R. – La Chiesa è preoccupata di questa presenza perché è abbastanza diffusa, però sappiamo che questo fenomeno della “santeria” non è di adesso, ma viene già dai tempi della conquista, quando gli schiavi neri, che poi sono stati presenti nell’isola, vennero a contatto con la realtà cristiana e dunque hanno identificato, diciamo, i loro “dei” con il Signore, la Madonna, i Santi che i missionari, gli evangelizzatori presentavano nell’opera di evangelizzazione. Dunque, una specie di “sincretismo” che tuttora continua. Il fenomeno interessante di adesso – e questo è un fenomeno che bisogna studiare da parte nostra, della Chiesa, da parte dei vescov, bisognerà, un giorno, affrontarlo certamente in seno alla Conferenza episcopale – è che per poter entrare in questa, diciamo, sètta della “santeria”, si richiede il Battesimo nella Chiesa cattolica. È un aspetto che suscita molta preoccupazione e che certamente, un giorno o l’altro, si dovrà affrontare.

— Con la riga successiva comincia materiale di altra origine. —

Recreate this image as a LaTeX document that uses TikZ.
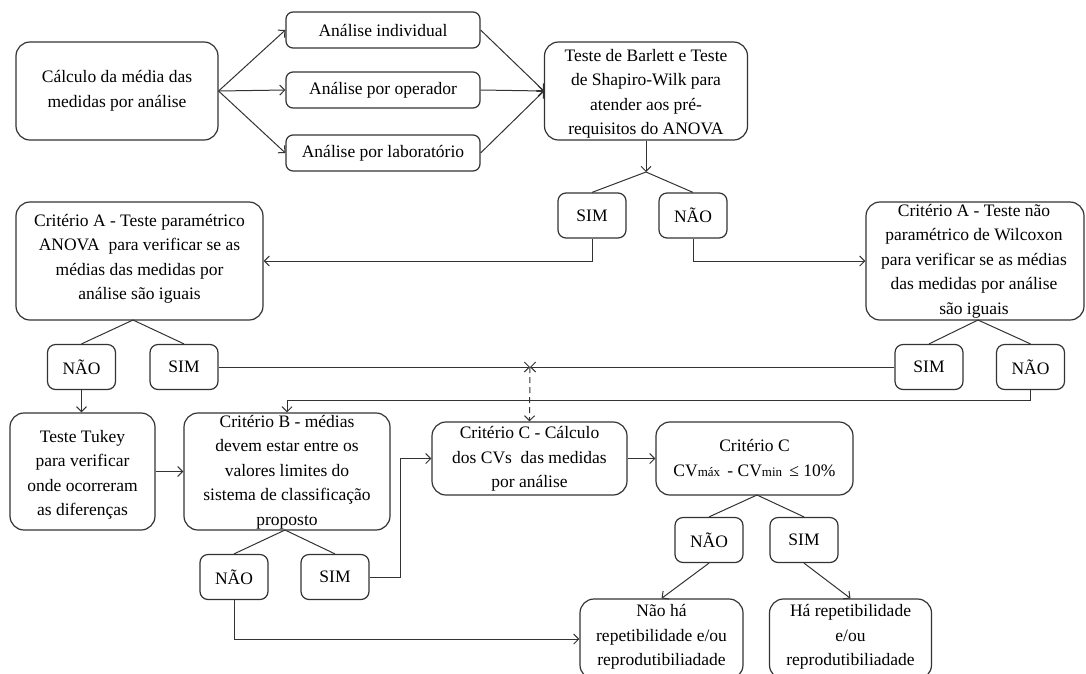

D. – Le sètte trovano terreno fertile nella povertà cubana?
R. – Sì, come in tutti i Paesi. Io ho avuto altre esperienze in America Latina, come per esempio in Guatemala ed anche in Perù, e sappiamo che queste sètte trovano il terreno fertile proprio negli ambienti più poveri. Perché? Perché loro, nel presentarsi, rispondono immediatamente – perché magari hanno dei fondi, dei soldi – ai bisogni più urgenti della gente. Ma poi, a poco a poco, vengono meno in questa loro offerta ed allora si verifica il fenomeno della delusione da parte di questa gente e, bisogna dire grazie a Dio, anche il ritorno di alcuni alla Chiesa cattolica dopo aver fatto questa esperienza negativa nella sètte. Però è un fenomeno preoccupante.
D. – Mons. Musaró, come guarda la Chiesa cubana alla nuova evangelizzazione dell’isola?
R. – La cosa molto, molto interessante è che questo pellegrinaggio della Madonna della Carità del Cobre in tutta l’isola è stato visto proprio come un fenomeno della nuova evangelizzazione. I vescovi, con alla guida il cardinale arcivescovo dell’Avana, stanno preparando un documento per raccogliere tutte le manifestazioni di questa fede, di questa devozione alla Madonna, come riscoperta della fede e proprio con il nuovo fervore della nuova evangelizzazione a cui ci sta esortando il Papa Benedetto XVI. Per cui i vescovi sono veramente entusiasti di quello che si è realizzato, di quello che si è verificato nella gente delle loro comunità diocesane con il passaggio della statua della Madonna. E certamente i vescovi hanno anche intenzione di presentare questo studio proprio al Pontificio Consiglio per la Promozione della Nuova Evangelizzazione e alla stessa Congregazione per i Vescovi, che si è mostrata veramente molto, molto interessata a questo fenomeno cubano della nuova evangelizzazione attraverso la presenza della Madonna. E come sappiamo, in America Latina già con Giovanni Paolo II la Madonna è stata proclamata “Stella dell’Evangelizzazione”. È lei che annuncia per prima Gesù Cristo, tanto è vero che lo slogan del pellegrinaggio della Madonna era “A Gesù attraverso Maria. La carità ci unisce”. Questa è veramente la nuova evangelizzazione, soprattutto nel contesto storico – sociale di Cuba.